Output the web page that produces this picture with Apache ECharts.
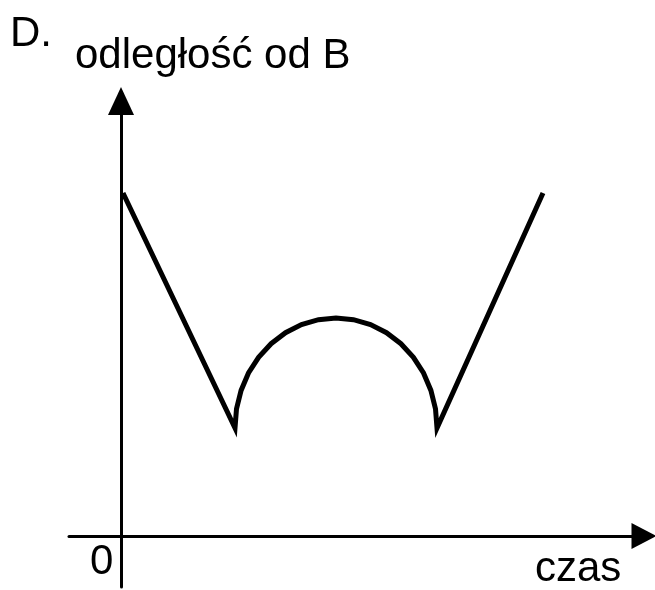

========

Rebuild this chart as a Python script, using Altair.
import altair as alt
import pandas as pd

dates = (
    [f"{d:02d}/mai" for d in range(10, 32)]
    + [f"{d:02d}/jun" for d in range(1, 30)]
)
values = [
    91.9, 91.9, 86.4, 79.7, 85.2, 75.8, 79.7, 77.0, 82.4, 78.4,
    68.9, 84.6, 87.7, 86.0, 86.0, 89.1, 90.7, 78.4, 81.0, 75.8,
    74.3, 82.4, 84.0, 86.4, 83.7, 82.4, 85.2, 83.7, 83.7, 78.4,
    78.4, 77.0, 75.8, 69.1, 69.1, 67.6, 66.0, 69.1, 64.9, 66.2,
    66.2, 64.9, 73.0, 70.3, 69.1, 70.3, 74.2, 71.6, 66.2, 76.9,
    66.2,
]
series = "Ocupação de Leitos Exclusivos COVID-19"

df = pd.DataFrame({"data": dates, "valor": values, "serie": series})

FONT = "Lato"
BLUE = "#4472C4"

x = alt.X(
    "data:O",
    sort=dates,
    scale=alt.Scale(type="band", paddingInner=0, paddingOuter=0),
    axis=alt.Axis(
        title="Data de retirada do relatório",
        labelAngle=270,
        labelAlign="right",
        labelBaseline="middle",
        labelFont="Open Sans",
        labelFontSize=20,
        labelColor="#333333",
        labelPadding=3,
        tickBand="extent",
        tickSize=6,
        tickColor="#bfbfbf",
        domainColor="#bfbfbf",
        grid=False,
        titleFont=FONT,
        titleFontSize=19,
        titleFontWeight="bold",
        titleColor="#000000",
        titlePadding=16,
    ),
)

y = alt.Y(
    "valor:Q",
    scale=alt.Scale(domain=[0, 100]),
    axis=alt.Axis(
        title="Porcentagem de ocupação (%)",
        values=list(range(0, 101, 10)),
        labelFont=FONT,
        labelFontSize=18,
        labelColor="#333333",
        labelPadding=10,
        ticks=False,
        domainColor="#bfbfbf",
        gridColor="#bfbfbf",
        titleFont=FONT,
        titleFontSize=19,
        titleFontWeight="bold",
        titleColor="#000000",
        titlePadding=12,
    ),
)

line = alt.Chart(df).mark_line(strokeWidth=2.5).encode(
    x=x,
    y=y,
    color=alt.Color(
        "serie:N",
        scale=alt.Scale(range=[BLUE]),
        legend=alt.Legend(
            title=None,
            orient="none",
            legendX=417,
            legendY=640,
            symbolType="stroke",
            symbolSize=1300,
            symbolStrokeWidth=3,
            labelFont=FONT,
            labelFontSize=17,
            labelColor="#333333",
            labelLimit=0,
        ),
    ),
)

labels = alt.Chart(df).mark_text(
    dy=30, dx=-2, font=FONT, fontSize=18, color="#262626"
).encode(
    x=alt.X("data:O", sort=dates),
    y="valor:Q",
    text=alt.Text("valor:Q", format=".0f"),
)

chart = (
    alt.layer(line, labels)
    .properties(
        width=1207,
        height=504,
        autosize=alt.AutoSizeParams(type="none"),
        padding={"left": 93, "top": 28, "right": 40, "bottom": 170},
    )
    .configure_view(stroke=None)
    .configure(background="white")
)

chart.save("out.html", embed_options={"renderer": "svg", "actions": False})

========

**YOUR OBJECTIVE**
Nothing but the lines from the one with "Rebuild this chart" to the one with "import pandas as pd" should be echoed, both of them included, exactly as written.

**RESULT OF THE TASK**
Rebuild this chart as a Python script, using Altair.
import altair as alt
import pandas as pd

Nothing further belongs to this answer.